At times, Obama seemed disrespectful to President Bush, who the camera occasionally glimpsed, grimacing. "On this day we gather because we have chosen hope [me] over fear [Bush/McCain], unity of purpose [me] over conflict and discord [Bush/McCain].
"On this day, we come to proclaim an end to the petty grievances and false promises, the recriminations and worn out dogmas [of Bush/McCain], that for far too long have strangled our politics."
Uh, thank you, Mr. President. The guy you're dissing was sitting right there, and the only thanks you gave him was for his "service" and for his "generosity and cooperation" during "this transition." Nothing about how he oversaw our nation's healing from the shock and horror of 9/11, and created mechanisms that have kept us safe ever since.
But rather than dwell on what Pres.
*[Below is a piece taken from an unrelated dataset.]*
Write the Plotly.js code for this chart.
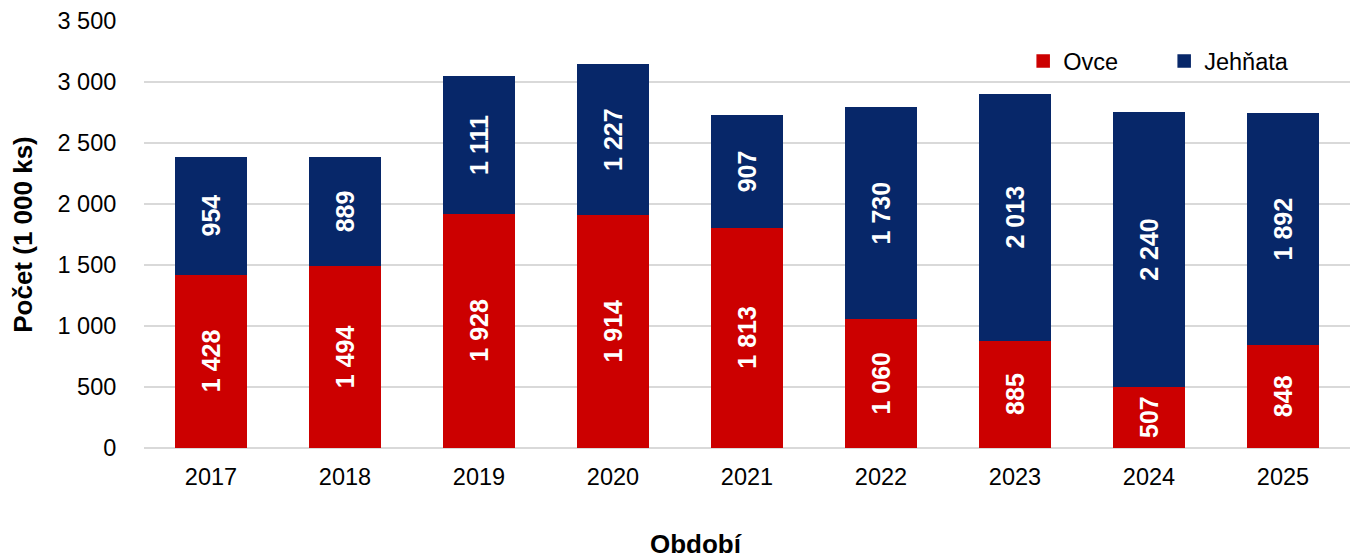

Obama didn't say, it's much more fun to rack up the cliches he did: Right at the top we've got "rising tides of prosperity," "still waters of peace," "gathering clouds" and "raging storms."
We move from weather to forefathers who "packed up their few worldy possessions," "traveled across oceans in search of a new life," "toiled in sweatshops," and "plowed the hard earth."
And why this "long, rugged path towards prosperity and freedom?" Well, to "pick ourselves up, dust ourselves off, and begin again the work of remaking America [now that we're rid of Bush]." "The economy calls for action (YOO-hoo!), bold and swift--and we will act!"
WE, ie those who pay taxes, with his $800 billion stimulus package, will: create jobs, build roads, bridges, electric grids and digital lines; restore science to its rightful place (where was it?) and "wield technology's wonders" toward better, cheaper health care.
This will be my first chance to wield a wonder.
But there's more: I'll also "harness the sun and the winds and the soil"--quite a wielding feat--"to fuel our cars and run our factories."
Most ga-ga commentary has focused on the line, "The question we ask today is not whether our government is too big or too small, but whether it works." Well, no. If the governement is too big, for sure it doesn't work. And name me one place where government is too small? Better to ask not what your country can do for you. Much better.
What scared me was his insistance on a "watchful eye" over "the market" since "a nation cannot prosper long when it favors only the prosperous" but since I can't figure out what he means there, it's probably nothing.
At least I got from his following five minutes of rambling that he's not about to please his anti-war base by abandoning strong defense. And I woke up with a smile with his jolly mixed metaphor about "rolling back the specter of a warming planet." After this winter, that specter sounds rather good to me; certainly too good to roll.
But rolling off of Pres. Obama's tongue were plenty more cheerful phrases: "the road that unfolds before us" (must be on a map?), "fallen heroes" who "are guardians of our liberty" (not in that position they're not), "We have duties to ourselves" (to eat, to sleep, to go to the bathroom) that we "sieze gladly, firm in the knowledge that there is nothing so satisfying to the spirit...than giving our all to a difficult task" (whatever that may be).
He concludes by cleverly circling back to the weather: "in this winter of our hardship...let us brave once more the icy currents, and endure what storms may come." And the unfolding road: "we refused to let this journey end; we did not turn back nor did we falter...we carried forth..."
...to a snore of a conclusion and then more memorable parts of the inauguration--the national poem and Rev. Lowery's benediction. I hope to post a parody of the poem for you tomorrow, but tonight it's enough to savor that we have a new president, and a speech that made me chuckle rather than quake.